Uitspraak
1.Procesverloop in cassatie
2.Beoordeling van het cassatiemiddel
3.Beslissing
28 juni 2022.
Hoge Raad
In deze zaak heeft de Hoge Raad op 28 juni 2022 uitspraak gedaan in een cassatieprocedure tegen een arrest van het gerechtshof 's-Hertogenbosch. De zaak betreft een jeugdige verdachte, geboren in 2005, die werd beschuldigd van openlijk in vereniging geweld plegen tegen personen, zoals vastgelegd in artikel 141, lid 1 van het Wetboek van Strafrecht. De verdachte heeft beroep in cassatie ingesteld, vertegenwoordigd door zijn advocaat J.J.J. van Rijsbergen. De advocaat-generaal B.F. Keulen heeft geconcludeerd tot verwerping van het beroep.
De Hoge Raad heeft de klachten van de verdachte over de uitspraak van het hof beoordeeld. De Hoge Raad oordeelde dat de klachten niet konden leiden tot vernietiging van de uitspraak van het gerechtshof.
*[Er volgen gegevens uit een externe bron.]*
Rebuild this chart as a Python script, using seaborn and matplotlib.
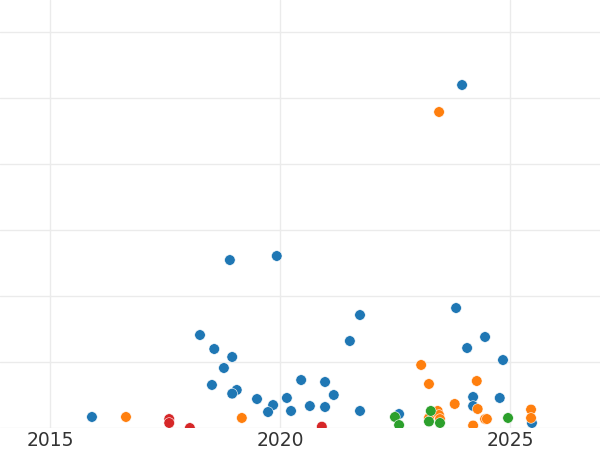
import numpy as np
import pandas as pd
import matplotlib
matplotlib.use("Agg")
import matplotlib.pyplot as plt
import seaborn as sns

# Valores (año, valor) por grupo
blue_x = [2015.91, 2018.91, 2019.93, 2018.26, 2018.57, 2018.96, 2018.78, 2018.52,
          2019.06, 2018.96, 2019.50, 2019.85, 2019.74, 2020.15, 2020.24, 2020.46,
          2020.65, 2020.98, 2020.98, 2021.17, 2021.52, 2021.74, 2021.74, 2022.59,
          2023.83, 2024.07, 2023.96, 2024.46, 2024.20, 2024.20, 2024.78, 2024.85,
          2025.48]
blue_y = [1.67, 25.45, 26.06, 14.09, 11.97, 10.76, 9.09, 6.52,
          5.76, 5.20, 4.39, 3.48, 2.42, 4.55, 2.58, 7.27,
          3.33, 6.97, 3.18, 5.00, 13.18, 17.12, 2.58, 2.12,
          18.18, 12.12, 51.97, 13.79, 4.70, 3.33, 4.55, 10.30,
          0.76]

orange_x = [2016.65, 2019.17, 2023.46, 2023.07, 2023.24, 2024.28, 2023.80, 2024.30,
            2024.46, 2024.50, 2024.20, 2023.24, 2023.43, 2023.46, 2023.48, 2025.46,
            2025.46]
orange_y = [1.67, 1.52, 47.88, 9.55, 6.67, 7.12, 3.64, 2.88,
            1.36, 1.36, 0.38, 1.52, 2.58, 1.97, 1.36, 2.80,
            1.52]

green_x = [2022.50, 2022.59, 2023.28, 2023.24, 2023.48, 2024.96]
green_y = [1.67, 0.45, 2.58, 0.98, 0.76, 1.52]

red_x = [2017.59, 2017.59, 2018.04, 2020.91]
red_y = [1.36, 0.76, 0.0, 0.2]

groups = ["A", "B", "C", "D"]
colors = ["#1f77b4", "#ff7f0e", "#2ca02c", "#d62728"]
x_ticks = [2015, 2020, 2025]

df = pd.concat([
    pd.DataFrame({"year": blue_x, "value": blue_y, "group": "A"}),
    pd.DataFrame({"year": orange_x, "value": orange_y, "group": "B"}),
    pd.DataFrame({"year": green_x, "value": green_y, "group": "C"}),
    pd.DataFrame({"year": red_x, "value": red_y, "group": "D"}),
], ignore_index=True)

sns.set_style("white")

fig = plt.figure(figsize=(6, 4.5), dpi=100)
ax = fig.add_axes([0, 22 / 450, 1, 428 / 450])

sns.scatterplot(data=df, x="year", y="value", hue="group", hue_order=groups,
                palette=colors, s=58, edgecolor="white", linewidth=0.4,
                legend=False, ax=ax, zorder=3)

ax.set_xlim(2013.91, 2026.96)
ax.set_ylim(0, 64.85)
ax.set_xticks(x_ticks)
ax.set_yticks(np.arange(0, 61, 10))
ax.set_yticklabels([])
ax.grid(True, color="#ebebeb", linewidth=1)
ax.set_axisbelow(True)
ax.tick_params(axis="both", length=0)
ax.tick_params(axis="x", labelsize=13.5, labelcolor="#333333", pad=2)
ax.set_xlabel("")
ax.set_ylabel("")
for s in ax.spines.values():
    s.set_visible(False)

fig.savefig("out.png", dpi=100)
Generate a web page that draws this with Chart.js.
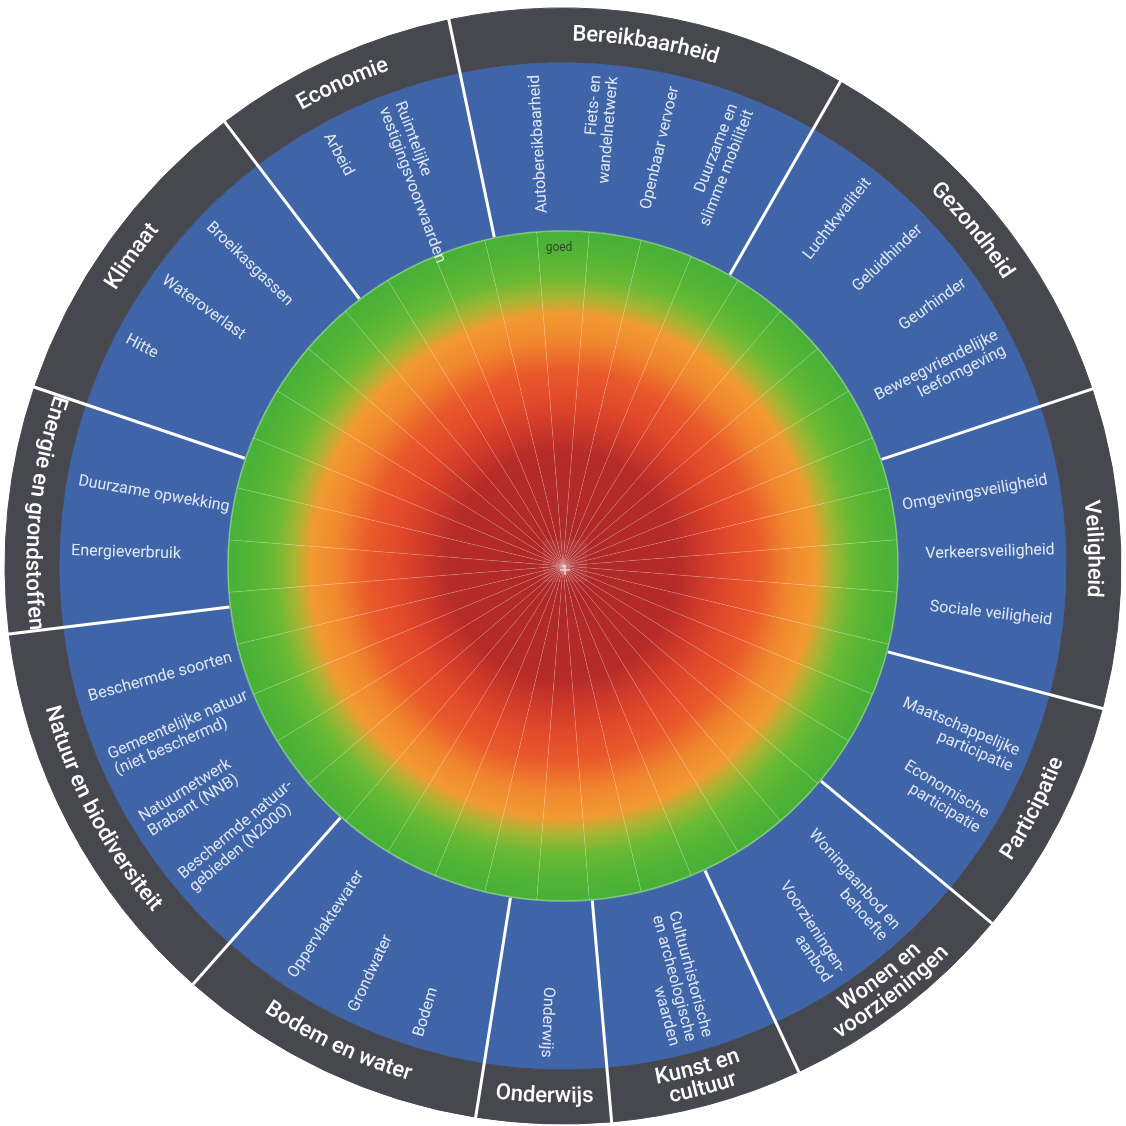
<!DOCTYPE html>
<html lang="nl">
<head>
<meta charset="UTF-8">
<meta name="viewport" content="width=device-width, initial-scale=1.0">
<title>Afwegingswiel</title>
<script src="https://cdn.jsdelivr.net/npm/chart.js"></script>
<style>
  html, body { margin: 0; padding: 0; background: #ffffff; }
  canvas { display: block; }
</style>
</head>
<body>
<canvas id="wiel" width="1126" height="1126"></canvas>

<script>
    // thema's met hun hoekbreedte in graden, met de klok mee vanaf Bereikbaarheid
    var themas = ['Bereikbaarheid', 'Gezondheid', 'Veiligheid', 'Participatie', 'Wonen en\nvoorzieningen',
        'Kunst en\ncultuur', 'Onderwijs', 'Bodem en water', 'Natuur en biodiversiteit',
        'Energie en grondstoffen', 'Klimaat', 'Economie'];
    var themaHoek = [41.6, 41.7, 33.3, 25.0, 25.2, 20.0, 14.0, 32.5, 41.5, 25.7, 34.0, 25.5];
    var startHoek = -11.8;

    // indicatoren per thema, ook met de klok mee
    var indicatoren = [
        ['Autobereikbaarheid', 'Fiets- en\nwandelnetwerk', 'Openbaar vervoer', 'Duurzame en\nslimme mobiliteit'],
        ['Luchtkwaliteit', 'Geluidhinder', 'Geurhinder', 'Beweegvriendelijke\nleefomgeving'],
        ['Omgevingsveiligheid', 'Verkeersveiligheid', 'Sociale veiligheid'],
        ['Maatschappelijke\nparticipatie', 'Economische\nparticipatie'],
        ['Woningaanbod en\nbehoefte', 'Voorzieningen-\naanbod'],
        ['Cultuurhistorische\nen archeologische\nwaarden'],
        ['Onderwijs'],
        ['Bodem', 'Grondwater', 'Oppervlaktewater'],
        ['Beschermde natuur-\ngebieden (N2000)', 'Natuurnetwerk\nBrabant (NNB)', 'Gemeentelijke natuur\n(niet beschermd)', 'Beschermde soorten'],
        ['Energieverbruik', 'Duurzame opwekking'],
        ['Hitte', 'Wateroverlast', 'Broeikasgassen'],
        ['Arbeid', 'Ruimtelijke\nvestigingsvoorwaarden']
    ];

    // de schijf met de score-kleuren is in 40 gelijke vakken verdeeld
    var scoreVakken = [1, 1, 1, 1, 1, 1, 1, 1, 1, 1, 1, 1, 1, 1, 1, 1, 1, 1, 1, 1,
                       1, 1, 1, 1, 1, 1, 1, 1, 1, 1, 1, 1, 1, 1, 1, 1, 1, 1, 1, 1];
    var schaalLabel = 'goed';

    var GRIJS = '#47474f';
    var BLAUW = '#3f65a8';
    var STAP = 8.2 * Math.PI / 180;   // hoek tussen twee indicatoren

    function verloop(c) {
        var chart = c.chart;
        var area = chart.chartArea;
        if (!area) return '#4cb034';
        var r = chart.getDatasetMeta(c.datasetIndex).controller.outerRadius || 336;
        var cx = (area.left + area.right) / 2, cy = (area.top + area.bottom) / 2;
        var g = chart.ctx.createRadialGradient(cx, cy, 0, cx, cy, r);
        g.addColorStop(0.00, '#ad2829');
        g.addColorStop(0.34, '#b62b28');
        g.addColorStop(0.42, '#cf3a29');
        g.addColorStop(0.50, '#e24a2a');
        g.addColorStop(0.58, '#e9592a');
        g.addColorStop(0.67, '#f0862e');
        g.addColorStop(0.75, '#f29a31');
        g.addColorStop(0.80, '#a9b533');
        g.addColorStop(0.86, '#6aba34');
        g.addColorStop(0.93, '#53b435');
        g.addColorStop(1.00, '#46b038');
        return g;
    }

    function boogTekst(c, tekst, cx, cy, r, mid, onder) {
        var totaal = 0, i;
        for (i = 0; i < tekst.length; i++) totaal += c.measureText(tekst[i]).width;
        var span = totaal / r, pos = 0;
        for (i = 0; i < tekst.length; i++) {
            var w = c.measureText(tekst[i]).width;
            var a = onder ? mid + span / 2 - (pos + w / 2) / r : mid - span / 2 + (pos + w / 2) / r;
            c.save();
            c.translate(cx + Math.cos(a) * r, cy + Math.sin(a) * r);
            c.rotate(onder ? a - Math.PI / 2 : a + Math.PI / 2);
            c.fillText(tekst[i], 0, 0);
            c.restore();
            pos += w;
        }
    }

    var wielTeksten = {
        id: 'wielTeksten',
        afterDatasetsDraw: function (chart) {
            var c = chart.ctx;
            var buiten = chart.getDatasetMeta(0).data;
            var ring = chart.getDatasetMeta(1).data;
            var cx = buiten[0].x, cy = buiten[0].y;
            var rBuiten = buiten[0].outerRadius;
            var rRing = buiten[0].innerRadius;
            var rSchijf = ring[0].innerRadius;

            // lichte rand om de gekleurde schijf
            c.save();
            c.strokeStyle = 'rgba(200,240,190,0.45)';
            c.lineWidth = 1.5;
            c.beginPath();
            c.arc(cx, cy, rSchijf - 1, 0, Math.PI * 2);
            c.stroke();
            c.restore();

            // witte lijnen tussen de thema's
            c.save();
            c.strokeStyle = '#ffffff';
            c.lineWidth = 3;
            buiten.forEach(function (arc) {
                var a = arc.startAngle;
                c.beginPath();
                c.moveTo(cx + Math.cos(a) * rSchijf, cy + Math.sin(a) * rSchijf);
                c.lineTo(cx + Math.cos(a) * (rBuiten + 2), cy + Math.sin(a) * (rBuiten + 2));
                c.stroke();
            });
            c.restore();

            // indicatoren in de blauwe ring
            c.save();
            c.font = '16px Roboto';
            c.fillStyle = 'rgba(236,241,250,0.92)';
            c.textBaseline = 'middle';
            var anker = rRing - 12;
            ring.forEach(function (arc, i) {
                var mid = (arc.startAngle + arc.endAngle) / 2;
                var lijst = indicatoren[i];
                lijst.forEach(function (naam, j) {
                    var a = mid + (j - (lijst.length - 1) / 2) * STAP;
                    var theta = ((a + Math.PI / 2) * 180 / Math.PI % 360 + 360) % 360;
                    var naarBuiten = theta < 185 || theta >= 350;
                    var regels = naam.split('\n');
                    c.save();
                    c.translate(cx + Math.cos(a) * anker, cy + Math.sin(a) * anker);
                    c.rotate(naarBuiten ? a : a + Math.PI);
                    c.textAlign = naarBuiten ? 'right' : 'left';
                    regels.forEach(function (regel, k) {
                        c.fillText(regel, 0, (k - (regels.length - 1) / 2) * 17);
                    });
                    c.restore();
                });
            });
            c.restore();

            // thema's in de grijze buitenring
            c.save();
            c.font = '500 22px Roboto';
            c.fillStyle = '#ffffff';
            c.textAlign = 'center';
            c.textBaseline = 'middle';
            var rMidden = (rBuiten + rRing) / 2;
            buiten.forEach(function (arc, i) {
                var mid = (arc.startAngle + arc.endAngle) / 2;
                var theta = ((mid + Math.PI / 2) * 180 / Math.PI % 360 + 360) % 360;
                var onder = theta > 95 && theta < 285;
                var regels = themas[i].split('\n');
                regels.forEach(function (regel, k) {
                    var d = ((regels.length - 1) / 2 - k) * 21;
                    boogTekst(c, regel, cx, cy, onder ? rMidden - d : rMidden + d, mid, onder);
                });
            });
            c.restore();

            // schaal-label en middelpunt
            c.save();
            c.font = '12px Roboto';
            c.fillStyle = '#2c4a2c';
            c.textAlign = 'center';
            c.textBaseline = 'middle';
            c.fillText(schaalLabel, cx - 4, cy - rSchijf + 18);
            c.fillStyle = 'rgba(255,255,255,0.06)';
            c.fillRect(cx - 20, cy - 26, 44, 42);
            c.strokeStyle = 'rgba(255,255,255,0.7)';
            c.lineWidth = 1.5;
            c.beginPath();
            c.moveTo(cx - 3, cy + 4); c.lineTo(cx + 7, cy + 4);
            c.moveTo(cx + 2, cy - 1); c.lineTo(cx + 2, cy + 9);
            c.stroke();
            c.restore();
        }
    };

    var ctx = document.getElementById('wiel').getContext('2d');
    var chart = new Chart(ctx, {
        type: 'doughnut',
        data: {
            labels: themas,
            datasets: [
                { data: themaHoek, backgroundColor: GRIJS, borderColor: GRIJS, borderWidth: 1, weight: 54 },
                { data: themaHoek, backgroundColor: BLAUW, borderColor: BLAUW, borderWidth: 1, weight: 168 },
                { data: scoreVakken, backgroundColor: verloop, borderColor: 'rgba(255,255,255,0.12)',
                  borderWidth: 0.8, weight: 336, rotation: -4.5 }
            ]
        },
        options: {
            responsive: false,
            devicePixelRatio: 1,
            animation: false,
            events: [],
            rotation: startHoek,
            cutout: 0,
            radius: 558,
            layout: { padding: { top: 6 } },
            plugins: {
                legend: { display: false },
                tooltip: { enabled: false }
            }
        },
        plugins: [wielTeksten]
    });
</script>

</body>
</html>
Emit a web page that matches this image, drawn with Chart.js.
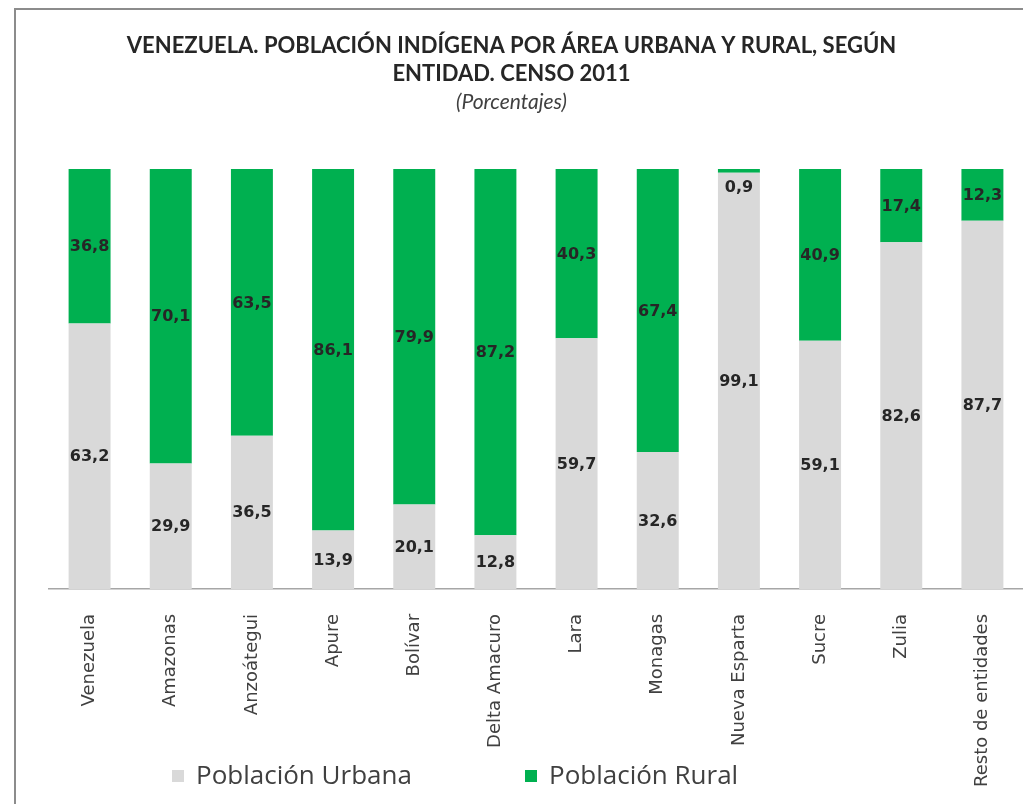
<!DOCTYPE html>
<html>
<head>
<meta charset="utf-8">
<script src="https://cdn.jsdelivr.net/npm/chart.js@4.4.0/dist/chart.umd.min.js"></script>
<style>
    body { margin: 0; background: #ffffff; }
    .frame { position: absolute; left: 14px; top: 8px; width: 1023px; height: 800px;
             border-left: 2px solid #8c8c8c; border-top: 2px solid #8c8c8c; }
    .wrap { position: absolute; left: 0; top: 0; width: 1023px; height: 804px; }
    .legend { position: absolute; top: 756px; left: 0; width: 1023px; height: 34px;
              font-family: "Open Sans", sans-serif; font-size: 26px; color: #404040; }
    .legend span.item { position: absolute; top: 0; white-space: nowrap; }
    .legend span.box { display: inline-block; width: 12px; height: 12px; margin-right: 12px;
                       vertical-align: 2px; }
</style>
</head>
<body>
<div class="frame"></div>
<div class="wrap"><canvas id="graph"></canvas></div>
<div class="legend" id="legend"></div>
<script>
// Chart data: percentage of indigenous population by area, per entity
const entidades = ["Venezuela", "Amazonas", "Anzoátegui", "Apure", "Bolívar", "Delta Amacuro",
    "Lara", "Monagas", "Nueva Esparta", "Sucre", "Zulia", "Resto de entidades"];
const urbana = [63.2, 29.9, 36.5, 13.9, 20.1, 12.8, 59.7, 32.6, 99.1, 59.1, 82.6, 87.7];
const rural = [36.8, 70.1, 63.5, 86.1, 79.9, 87.2, 40.3, 67.4, 0.9, 40.9, 17.4, 12.3];
const seriesNames = ["Población Urbana", "Población Rural"];
const seriesColors = ["#d9d9d9", "#00b050"];

// Writes the value in the middle of each bar segment
const valueLabels = {
    id: "valueLabels",
    afterDatasetsDraw(chart) {
        let ctx = chart.ctx;
        let area = chart.chartArea;
        ctx.save();
        ctx.font = "bold 16px 'DejaVu Sans'";
        ctx.fillStyle = "#262626";
        ctx.textAlign = "center";
        ctx.textBaseline = "middle";
        chart.data.datasets.forEach((ds, i) => {
            chart.getDatasetMeta(i).data.forEach((bar, j) => {
                let y = (bar.y + bar.base) / 2;
                // keep labels of very thin segments inside the plot
                if (y < area.top + 18) y = area.top + 18;
                ctx.fillText(ds.data[j].toFixed(1).replace(".", ","), bar.x, y + 1);
            });
        });
        ctx.restore();
    }
};

let ctx = document.getElementById("graph");
ctx.width = 1023;
ctx.height = 804;

let chart = new Chart(ctx, {
    type: "bar",
    data: {
        labels: entidades,
        datasets: [{
            label: seriesNames[0],
            backgroundColor: seriesColors[0],
            data: urbana
        }, {
            label: seriesNames[1],
            backgroundColor: seriesColors[1],
            data: rural
        }]
    },
    options: {
        responsive: false,
        animation: false,
        layout: { padding: { left: 0, right: 0, top: 0, bottom: 0 } },
        plugins: {
            legend: { display: false },
            tooltip: { enabled: false },
            title: {
                display: true,
                text: ["VENEZUELA. POBLACIÓN INDÍGENA POR ÁREA URBANA Y RURAL, SEGÚN", "ENTIDAD. CENSO 2011"],
                color: "#262626",
                font: { family: "Lato", size: 22, weight: "bold", lineHeight: 1.27 },
                padding: { top: 32, bottom: 2 }
            },
            subtitle: {
                display: true,
                text: "(Porcentajes)",
                color: "#404040",
                font: { family: "Lato", size: 21, style: "italic" },
                padding: { top: 0, bottom: 54 }
            }
        },
        scales: {
            x: {
                stacked: true,
                grid: { display: false },
                border: { color: "#a6a6a6", width: 1.5 },
                ticks: {
                    color: "#404040",
                    font: { family: "DejaVu Sans", size: 18 },
                    minRotation: 90,
                    maxRotation: 90,
                    padding: 17,
                    autoSkip: false
                }
            },
            y: {
                stacked: true,
                min: 0,
                max: 100,
                grid: { display: false },
                border: { display: false },
                ticks: { display: false },
                // empty space on the left, like the original
                afterFit(axis) { axis.width = 49; }
            }
        },
        datasets: { bar: { barPercentage: 0.517, categoryPercentage: 1 } }
    },
    plugins: [valueLabels]
});

// Legend as html text, placed over the label area like in the original
let legend = document.getElementById("legend");
let legendLeft = [172, 525];
chart.data.datasets.forEach((ds, i) => {
    let item = document.createElement("span");
    item.setAttribute("class", "item");
    item.style.left = legendLeft[i] + "px";
    let box = document.createElement("span");
    box.setAttribute("class", "box");
    box.style.background = ds.backgroundColor;
    item.appendChild(box);
    item.appendChild(document.createTextNode(ds.label));
    legend.appendChild(item);
});
</script>
</body>
</html>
Het was niet nodig om de redenen voor dit oordeel verder te motiveren, aangezien de vragen die aan de orde waren niet van belang waren voor de eenheid of ontwikkeling van het recht, zoals bedoeld in artikel 81, lid 1 van de Wet op de rechterlijke organisatie.
Uiteindelijk heeft de Hoge Raad het beroep van de verdachte verworpen, waarmee de uitspraak van het gerechtshof in stand bleef. Dit arrest is gewezen door de vice-president J. de Hullu als voorzitter, samen met de raadsheren E.S.G.N.A.I. van de Griend en A.E.M. Röttgering, en is uitgesproken ter openbare terechtzitting.